------ Collected data ------

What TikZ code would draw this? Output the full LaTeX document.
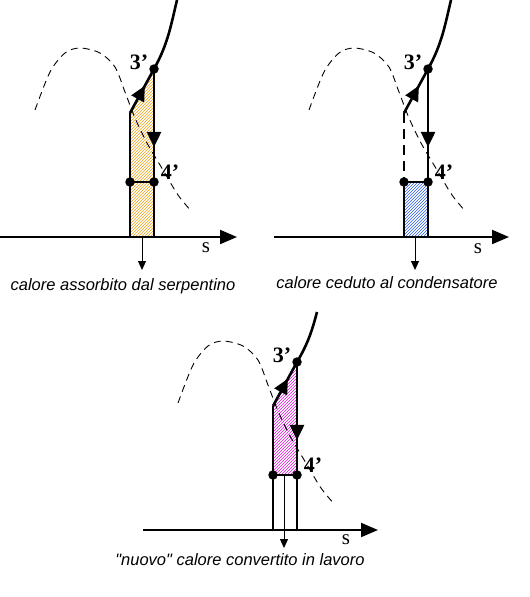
\documentclass[tikz,border=0pt]{standalone}
\usepackage{fontspec}
\setmainfont{Liberation Serif}
\setsansfont{Liberation Sans}[Ligatures=TeXOff]
\usetikzlibrary{arrows.meta,patterns,decorations.markings}

\definecolor{hatchorange}{RGB}{240,160,20}
\definecolor{hatchblue}{RGB}{40,90,230}
\definecolor{hatchpink}{RGB}{220,20,220}

\begin{document}
\begin{tikzpicture}[x=1pt,y=-1pt,
  outline/.style={line width=2.6pt},
  dome/.style={line width=0.9pt,dash pattern=on 7pt off 5pt},
  axis/.style={line width=2pt,-{Triangle[length=17pt,width=14pt]}},
  drop/.style={line width=1pt,-{Triangle[length=9pt,width=8pt]}},
  point/.style={circle,fill,inner sep=0pt,minimum size=9.5pt},
  tag/.style={font=\fontsize{22}{24}\selectfont\bfseries},
  axlabel/.style={font=\fontsize{21}{24}\selectfont},
  caption/.style={anchor=base,font=\sffamily\itshape\fontsize{16.5}{20}\selectfont},
  uparrow/.style={postaction={decorate},decoration={markings,
    mark=at position 0.62 with {\arrow{Triangle[length=15pt,width=14pt]}}}},
  downarrow/.style={postaction={decorate},decoration={markings,
    mark=at position 0.69 with {\arrow{Triangle[length=15pt,width=14pt]}}}}
]
\useasboundingbox (0,0) rectangle (530,597);

% calore assorbito dal serpentino
\begin{scope}[shift={(130,237)}]
\coordinate (O1) at (0,0);
\coordinate (L1) at (0,-124);
\coordinate (T1) at (24,-168);
\coordinate (R1) at (24,-55);
\coordinate (M1) at (0,-55);
\coordinate (Q1) at (24,0);
\coordinate (V1) at (47,-237);
\coordinate (W1) at (-130,0);
\coordinate (E1) at (107,0);
\coordinate (H1) at (12,0);
\coordinate (K1) at (12,33);

\fill[pattern=north east lines,pattern color=hatchorange]
(O1)--(L1)--(T1)--(Q1)--cycle;

\draw[dome] plot[smooth] coordinates {(-95,-127) (-80,-165) (-65,-184)
(-50,-189) (-30,-184) (-15,-170) (-5,-145) (5,-119) (17,-94) (33,-67)
(48,-42) (62,-25)};

\draw[axis] (W1)--(E1);
\draw[outline] (O1)--(L1);
\draw[outline,uparrow] (L1)--(T1);
\draw[outline,downarrow] (T1)--(R1);
\draw[outline] (R1)--(Q1);
\draw[outline] (M1)--(R1);
\draw[outline] (T1) .. controls (38,-193) and (41,-212) .. (V1);
\draw[drop] (H1)--(K1);

\node[point] (m1) at (M1) {};
\node[point] (r1) at (R1) {};
\node[point] (t1) at (T1) {};
\node[tag] (n3a) at (9,-175) {3’};
\node[tag] (n4a) at (40,-65) {4’};
\node[axlabel] (s1) at (76,11) {s};
\node[caption] (c1) at (-7,53) {calore assorbito dal serpentino};
\end{scope}

% calore ceduto al condensatore
\begin{scope}[shift={(404,237)}]
\coordinate (O2) at (0,0);
\coordinate (L2) at (0,-124);
\coordinate (T2) at (24,-168);
\coordinate (R2) at (24,-55);
\coordinate (M2) at (0,-55);
\coordinate (Q2) at (24,0);
\coordinate (V2) at (47,-237);
\coordinate (W2) at (-130,0);
\coordinate (E2) at (105,0);
\coordinate (H2) at (11,0);
\coordinate (K2) at (11,33);

\fill[pattern=north east lines,pattern color=hatchblue]
(O2)--(M2)--(R2)--(Q2)--cycle;

\draw[dome] plot[smooth] coordinates {(-95,-127) (-80,-165) (-65,-184)
(-50,-189) (-30,-184) (-15,-170) (-5,-145) (5,-119) (17,-94) (33,-67)
(48,-42) (62,-25)};

\draw[axis] (W2)--(E2);
\draw[outline,dash pattern=on 10pt off 6pt] (L2)--(M2);
\draw[outline] (O2)--(M2);
\draw[outline,uparrow] (L2)--(T2);
\draw[outline,downarrow] (T2)--(R2);
\draw[outline] (R2)--(Q2);
\draw[outline] (M2)--(R2);
\draw[outline] (T2) .. controls (38,-193) and (41,-212) .. (V2);
\draw[drop] (H2)--(K2);

\node[point] (m2) at (M2) {};
\node[point] (r2) at (R2) {};
\node[point] (t2) at (T2) {};
\node[tag] (n3b) at (9,-175) {3’};
\node[tag] (n4b) at (40,-65) {4’};
\node[axlabel] (s2) at (74,12) {s};
\node[caption] (c2) at (-17,51) {calore ceduto al condensatore};
\end{scope}

% "nuovo" calore convertito in lavoro
\begin{scope}[shift={(273,530)}]
\coordinate (O3) at (0,0);
\coordinate (L3) at (0,-124);
\coordinate (T3) at (24,-168);
\coordinate (R3) at (24,-55);
\coordinate (M3) at (0,-55);
\coordinate (Q3) at (24,0);
\coordinate (V3) at (44,-218);
\coordinate (W3) at (-130,0);
\coordinate (E3) at (105,0);
\coordinate (H3) at (11,-55);
\coordinate (K3) at (11,18);

\fill[pattern=north east lines,pattern color=hatchpink]
(M3)--(L3)--(T3)--(R3)--cycle;

\draw[dome] plot[smooth] coordinates {(-95,-127) (-80,-165) (-65,-184)
(-50,-189) (-30,-184) (-15,-170) (-5,-145) (5,-119) (17,-94) (33,-67)
(48,-42) (62,-25)};

\draw[axis] (W3)--(E3);
\draw[outline] (O3)--(L3);
\draw[outline,uparrow] (L3)--(T3);
\draw[outline,downarrow] (T3)--(R3);
\draw[outline] (R3)--(Q3);
\draw[outline] (M3)--(R3);
\draw[outline] (T3) .. controls (36,-188) and (40,-203) .. (V3);
\draw[drop] (H3)--(K3);

\node[point] (m3) at (M3) {};
\node[point] (r3) at (R3) {};
\node[point] (t3) at (T3) {};
\node[tag] (n3c) at (9,-175) {3’};
\node[tag] (n4c) at (40,-65) {4’};
\node[axlabel] (s3) at (73,10) {s};
\node[caption] (c3) at (-33,35) {"nuovo" calore convertito in lavoro};
\end{scope}
\end{tikzpicture}
\end{document}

------

* _Given instruction_:
Transcribe exactly, with no pictures, the lines running from the first line of the material through the line holding "(0,0) rectangle (530,597);".

* _Response for this exercise_:
What TikZ code would draw this? Output the full LaTeX document.
\documentclass[tikz,border=0pt]{standalone}
\usepackage{fontspec}
\setmainfont{Liberation Serif}
\setsansfont{Liberation Sans}[Ligatures=TeXOff]
\usetikzlibrary{arrows.meta,patterns,decorations.markings}

\definecolor{hatchorange}{RGB}{240,160,20}
\definecolor{hatchblue}{RGB}{40,90,230}
\definecolor{hatchpink}{RGB}{220,20,220}

\begin{document}
\begin{tikzpicture}[x=1pt,y=-1pt,
  outline/.style={line width=2.6pt},
  dome/.style={line width=0.9pt,dash pattern=on 7pt off 5pt},
  axis/.style={line width=2pt,-{Triangle[length=17pt,width=14pt]}},
  drop/.style={line width=1pt,-{Triangle[length=9pt,width=8pt]}},
  point/.style={circle,fill,inner sep=0pt,minimum size=9.5pt},
  tag/.style={font=\fontsize{22}{24}\selectfont\bfseries},
  axlabel/.style={font=\fontsize{21}{24}\selectfont},
  caption/.style={anchor=base,font=\sffamily\itshape\fontsize{16.5}{20}\selectfont},
  uparrow/.style={postaction={decorate},decoration={markings,
    mark=at position 0.62 with {\arrow{Triangle[length=15pt,width=14pt]}}}},
  downarrow/.style={postaction={decorate},decoration={markings,
    mark=at position 0.69 with {\arrow{Triangle[length=15pt,width=14pt]}}}}
]
\useasboundingbox (0,0) rectangle (530,597);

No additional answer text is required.